### RECORDS SUPPLIED
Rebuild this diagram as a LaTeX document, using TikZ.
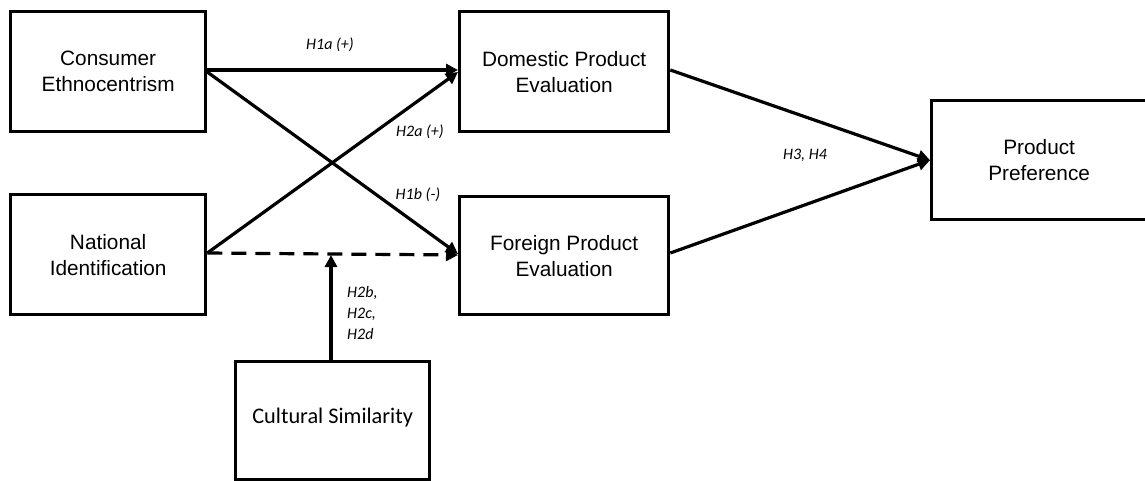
\documentclass[tikz,border=0pt]{standalone}
\usepackage{fontspec}
\setmainfont{Liberation Sans}
\newfontfamily\calib{Carlito}
\usetikzlibrary{arrows.meta}
\begin{document}
\begin{tikzpicture}[x=1pt,y=-1pt,
  box/.style={draw,line width=3.3pt,anchor=north west,inner sep=0pt,align=center,
    font=\fontsize{20.8}{26}\selectfont},
  conn/.style={line width=3.2pt,-{Triangle[length=12pt,width=12pt]}},
  lab/.style={font=\calib\itshape\fontsize{16}{21}\selectfont,inner sep=0pt,align=left}]
\useasboundingbox (0,0) rectangle (1145,480);
\node[box,minimum width=195pt,minimum height=120pt] (ce) at (9,10) {Consumer\\Ethnocentrism};
\node[box,minimum width=195pt,minimum height=120pt] (ni) at (9,193) {National\\Identification};
\node[box,minimum width=209pt,minimum height=120pt] (dpe) at (458,10) {Domestic Product\\Evaluation};
\node[box,minimum width=209pt,minimum height=118pt] (fpe) at (458,195) {Foreign Product\\Evaluation};
\node[box,minimum width=215pt,minimum height=119pt] (pp) at (930,99) {Product\\Preference};
\node[box,minimum width=194pt,minimum height=118pt,font=\calib\fontsize{22.3}{26}\selectfont] (cs) at (234,360) {\raisebox{10pt}{Cultural Similarity}};
\coordinate (m) at (331,255);
\draw[conn] (ce.east |- 0,70) -- (dpe.west |- 0,70);
\draw[conn] (ce.east |- 0,72) -- (fpe.west |- 0,254);
\draw[conn] (ni.east |- 0,253) -- (dpe.west |- 0,72);
\draw[conn,dash pattern=on 15pt off 9pt] (ni.east |- 0,253) -- (fpe.west |- 0,255);
\draw[conn] (cs.north -| m) -- (m);
\draw[conn] (dpe.east |- 0,70) -- (pp.west);
\draw[conn] (fpe.east |- 0,253) -- (pp.west);
\node[lab] (l1) at (330,45) {H1a (+)};
\node[lab] (l2) at (420,132) {H2a (+)};
\node[lab] (l3) at (418,195) {H1b (-)};
\node[lab,anchor=north west] (l4) at (347,286) {H2b,\\H2c,\\H2d};
\node[lab] (l5) at (805,155) {H3, H4};
\end{tikzpicture}
\end{document}
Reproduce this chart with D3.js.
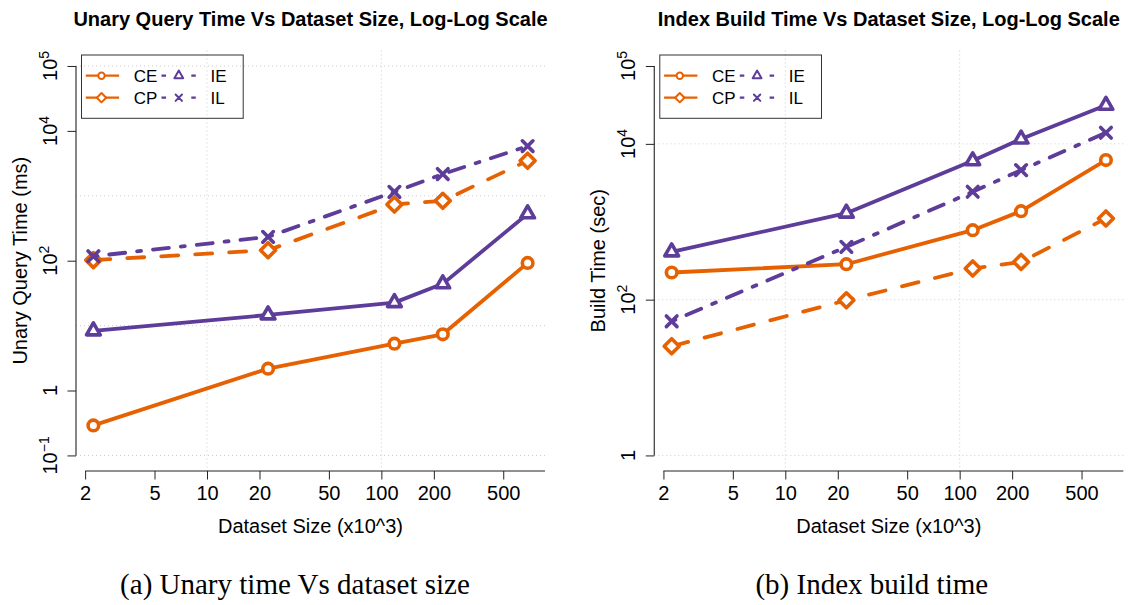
<!DOCTYPE html>
<html><head><meta charset="utf-8">
<script src="https://cdn.jsdelivr.net/npm/d3@7"></script>
<style>body{margin:0;background:#fff} svg{display:block}</style>
</head><body>
<svg id="chart" width="1132" height="605"></svg>
<script>
// ---- data ----
const sizes = [2.23, 22.4, 118.8, 225, 690];            // dataset size (x10^3)
const seriesNames = ["CE", "CP", "IE", "IL"];
const unaryCE = [0.29, 2.17, 5.27, 7.35, 92.5];
const unaryCP = [102, 145, 735, 837, 3470];
const unaryIE = [8.3, 14.6, 22.6, 44, 527];
const unaryIL = [117, 233, 1150, 2160, 5830];
const buildCE = [223, 285, 780, 1368, 6190];
const buildCP = [25.2, 98, 251, 305, 1102];
const buildIE = [410, 1290, 6070, 11530, 31260];
const buildIL = [52.7, 476, 2426, 4600, 13900];
const xTicks = [2, 5, 10, 20, 50, 100, 200, 500];
const xGrid = [10, 100];
const unaryYTicks = [0.1, 1, 100, 1e4, 1e5];
const unaryYLabels = [["10", "\u22121"], ["1", ""], ["10", "2"], ["10", "4"], ["10", "5"]];
const unaryYGrid = [0.1, 10, 1000, 1e5];
const unaryYLim = [0.1, 1e5];
const buildYTicks = [1, 100, 1e4, 1e5];
const buildYLabels = [["1", ""], ["10", "2"], ["10", "4"], ["10", "5"]];
const buildYGrid = [1, 100, 1e4];
const buildYLim = [1, 1e5];

// ---- styles ----
const ORANGE = "#E66101", PURPLE = "#5E3C99";
const styles = {
  CE: {color: ORANGE, dash: null, shape: "circle"},
  CP: {color: ORANGE, dash: "17,17", shape: "diamond"},
  IE: {color: PURPLE, dash: null, shape: "triangle"},
  IL: {color: PURPLE, dash: "4,12,16,12", shape: "cross"}
};
const SANS = "'Liberation Sans', Arial, Helvetica, sans-serif";
const SERIF = "'Liberation Serif', 'Times New Roman', serif";

const svg = d3.select("#chart");

function marker(g, shape, cx, cy, s, color, sw, fill) {
  if (shape === "circle") {
    g.append("circle").attr("cx", cx).attr("cy", cy).attr("r", s)
      .attr("fill", fill).attr("stroke", color).attr("stroke-width", sw);
  } else if (shape === "diamond") {
    const d = s * Math.SQRT2;
    g.append("path").attr("d", `M${cx},${cy - d}L${cx + d},${cy}L${cx},${cy + d}L${cx - d},${cy}Z`)
      .attr("fill", fill).attr("stroke", color).attr("stroke-width", sw).attr("stroke-linejoin", "round");
  } else if (shape === "triangle") {
    const r = s * 1.5, h = r * Math.sqrt(3) / 2;
    g.append("path").attr("d", `M${cx},${cy - r}L${cx + h},${cy + r / 2}L${cx - h},${cy + r / 2}Z`)
      .attr("fill", fill).attr("stroke", color).attr("stroke-width", sw).attr("stroke-linejoin", "round");
  } else if (shape === "cross") {
    g.append("path").attr("d", `M${cx - s},${cy - s}L${cx + s},${cy + s}M${cx - s},${cy + s}L${cx + s},${cy - s}`)
      .attr("fill", "none").attr("stroke", color).attr("stroke-width", sw).attr("stroke-linecap", "round");
  }
}

function panel(cfg) {
  const {left, right, top, bottom} = cfg;
  const g = svg.append("g");
  const lx0 = Math.log10(d3.min(sizes)), lx1 = Math.log10(d3.max(sizes));
  const px = 0.04 * (lx1 - lx0);
  const x = d3.scaleLog().domain([10 ** (lx0 - px), 10 ** (lx1 + px)]).range([left, right]);
  const ly0 = Math.log10(cfg.yLim[0]), ly1 = Math.log10(cfg.yLim[1]);
  const py = 0.04 * (ly1 - ly0);
  const y = d3.scaleLog().domain([10 ** (ly0 - py), 10 ** (ly1 + py)]).range([bottom, top]);

  // grid
  const grid = g.append("g").attr("stroke", "#cccccc").attr("stroke-width", 1).attr("stroke-dasharray", "1,3");
  cfg.yGrid.forEach(v => grid.append("line").attr("x1", left).attr("x2", right).attr("y1", y(v)).attr("y2", y(v)));
  xGrid.forEach(v => grid.append("line").attr("x1", x(v)).attr("x2", x(v)).attr("y1", top).attr("y2", bottom));

  // x axis
  const xa = g.append("g").attr("transform", `translate(0,${bottom})`)
    .call(d3.axisBottom(x).tickValues(xTicks).tickFormat(d3.format("d")).tickSize(8.5).tickSizeOuter(0));
  xa.select(".domain").attr("d", `M${x(xTicks[0])},0H${right}`).attr("stroke", "#222");
  xa.selectAll(".tick line").attr("stroke", "#222");
  xa.selectAll(".tick text").attr("font-family", SANS).attr("font-size", 20).attr("fill", "#000")
    .attr("y", 29).attr("dy", 0);

  // y axis
  const ya = g.append("g").attr("transform", `translate(${left},0)`)
    .call(d3.axisLeft(y).tickValues(cfg.yTicks).tickFormat("").tickSize(8.5).tickSizeOuter(0));
  ya.select(".domain").attr("d", `M0,${y(d3.max(cfg.yTicks))}V${y(d3.min(cfg.yTicks))}`).attr("stroke", "#444").attr("stroke-width", 1.3);
  ya.selectAll(".tick line").attr("stroke", "#222");
  cfg.yTicks.forEach((v, i) => {
    const [base, sup] = cfg.yLabels[i];
    const t = g.append("text").attr("transform", `translate(${left - 19.5},${y(v)}) rotate(-90)`)
      .attr("text-anchor", "middle").attr("font-family", SANS).attr("font-size", 20).attr("fill", "#000");
    t.append("tspan").text(base);
    if (sup) t.append("tspan").attr("dy", -8).attr("font-size", 14).text(sup);
  });

  // titles
  g.append("text").attr("x", (left + right) / 2).attr("y", 25.7).attr("text-anchor", "middle")
    .attr("font-family", SANS).attr("font-weight", "bold").attr("font-size", 20).text(cfg.title);
  g.append("text").attr("x", (left + right) / 2).attr("y", 533.3).attr("text-anchor", "middle")
    .attr("font-family", SANS).attr("font-size", 20).text("Dataset Size (x10^3)");
  g.append("text").attr("transform", `translate(${left - 49},${(top + bottom) / 2}) rotate(-90)`)
    .attr("text-anchor", "middle").attr("font-family", SANS).attr("font-size", 20).text(cfg.ylabel);
  g.append("text").attr("x", cfg.captionX).attr("y", 594).attr("text-anchor", "middle")
    .attr("font-family", SERIF).attr("font-size", 29).text(cfg.caption);

  // series
  const line = d3.line().x(d => x(d[0])).y(d => y(d[1]));
  seriesNames.forEach((name, k) => {
    const st = styles[name];
    const pts = sizes.map((s, i) => [s, cfg.series[k][i]]);
    const sg = g.append("g");
    sg.append("path").attr("d", line(pts)).attr("fill", "none").attr("stroke", st.color)
      .attr("stroke-width", 3.8).attr("stroke-linecap", "round").attr("stroke-linejoin", "round")
      .attr("stroke-dasharray", st.dash);
    pts.forEach(p => marker(sg, st.shape, x(p[0]), y(p[1]), 5.3, st.color, 3.6, "#fff"));
  });

  // legend
  const bx = left + 5.5, by = top + 4.6;
  const lg = g.append("g");
  lg.append("rect").attr("x", bx).attr("y", by).attr("width", 161.7).attr("height", 63.3)
    .attr("fill", "none").attr("stroke", "#333").attr("stroke-width", 1);
  const cols = [[0, 1], [2, 3]];
  cols.forEach((col, ci) => {
    const x0 = bx + (ci === 0 ? 4.3 : 80), x1 = bx + (ci === 0 ? 37.6 : 114.3);
    const mx = bx + (ci === 0 ? 20 : 97.3), tx = bx + (ci === 0 ? 52.3 : 129);
    col.forEach((k, ri) => {
      const name = seriesNames[k], st = styles[name];
      const ry = by + (ri === 0 ? 20.7 : 42.7);
      lg.append("line").attr("x1", x0).attr("x2", x1).attr("y1", ry).attr("y2", ry)
        .attr("stroke", st.color).attr("stroke-width", 2.2)
        .attr("stroke-dasharray", ci === 0 ? null : "4.5,25.3");
      const ms = st.shape === "triangle" ? 3.4 : (st.shape === "diamond" ? 3.3 : 3.2);
      marker(lg, st.shape, mx, ry, ms, st.color, 2, "#fff");
      lg.append("text").attr("x", tx).attr("y", ry + 6).attr("font-family", SANS).attr("font-size", 17)
        .text(name);
    });
  });
}

panel({
  left: 76, right: 545, top: 50.4, bottom: 471,
  title: "Unary Query Time Vs Dataset Size, Log-Log Scale",
  ylabel: "Unary Query Time (ms)",
  caption: "(a) Unary time Vs dataset size", captionX: 295,
  yLim: unaryYLim, yTicks: unaryYTicks, yLabels: unaryYLabels, yGrid: unaryYGrid,
  series: [unaryCE, unaryCP, unaryIE, unaryIL]
});
panel({
  left: 654.3, right: 1123.3, top: 50.4, bottom: 471,
  title: "Index Build Time Vs Dataset Size, Log-Log Scale",
  ylabel: "Build Time (sec)",
  caption: "(b) Index build time", captionX: 871.8,
  yLim: buildYLim, yTicks: buildYTicks, yLabels: buildYLabels, yGrid: buildYGrid,
  series: [buildCE, buildCP, buildIE, buildIL]
});
</script>
</body></html>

### STATED TASK
Using the data above, copy exactly the lines from the one containing "Reproduce this chart with D3.js." to the one containing "const buildYLim = [1, 1e5];", inclusive. Exclude the pictures.

### CORRECT ANSWER
Reproduce this chart with D3.js.
<!DOCTYPE html>
<html><head><meta charset="utf-8">
<script src="https://cdn.jsdelivr.net/npm/d3@7"></script>
<style>body{margin:0;background:#fff} svg{display:block}</style>
</head><body>
<svg id="chart" width="1132" height="605"></svg>
<script>
// ---- data ----
const sizes = [2.23, 22.4, 118.8, 225, 690];            // dataset size (x10^3)
const seriesNames = ["CE", "CP", "IE", "IL"];
const unaryCE = [0.29, 2.17, 5.27, 7.35, 92.5];
const unaryCP = [102, 145, 735, 837, 3470];
const unaryIE = [8.3, 14.6, 22.6, 44, 527];
const unaryIL = [117, 233, 1150, 2160, 5830];
const buildCE = [223, 285, 780, 1368, 6190];
const buildCP = [25.2, 98, 251, 305, 1102];
const buildIE = [410, 1290, 6070, 11530, 31260];
const buildIL = [52.7, 476, 2426, 4600, 13900];
const xTicks = [2, 5, 10, 20, 50, 100, 200, 500];
const xGrid = [10, 100];
const unaryYTicks = [0.1, 1, 100, 1e4, 1e5];
const unaryYLabels = [["10", "\u22121"], ["1", ""], ["10", "2"], ["10", "4"], ["10", "5"]];
const unaryYGrid = [0.1, 10, 1000, 1e5];
const unaryYLim = [0.1, 1e5];
const buildYTicks = [1, 100, 1e4, 1e5];
const buildYLabels = [["1", ""], ["10", "2"], ["10", "4"], ["10", "5"]];
const buildYGrid = [1, 100, 1e4];
const buildYLim = [1, 1e5];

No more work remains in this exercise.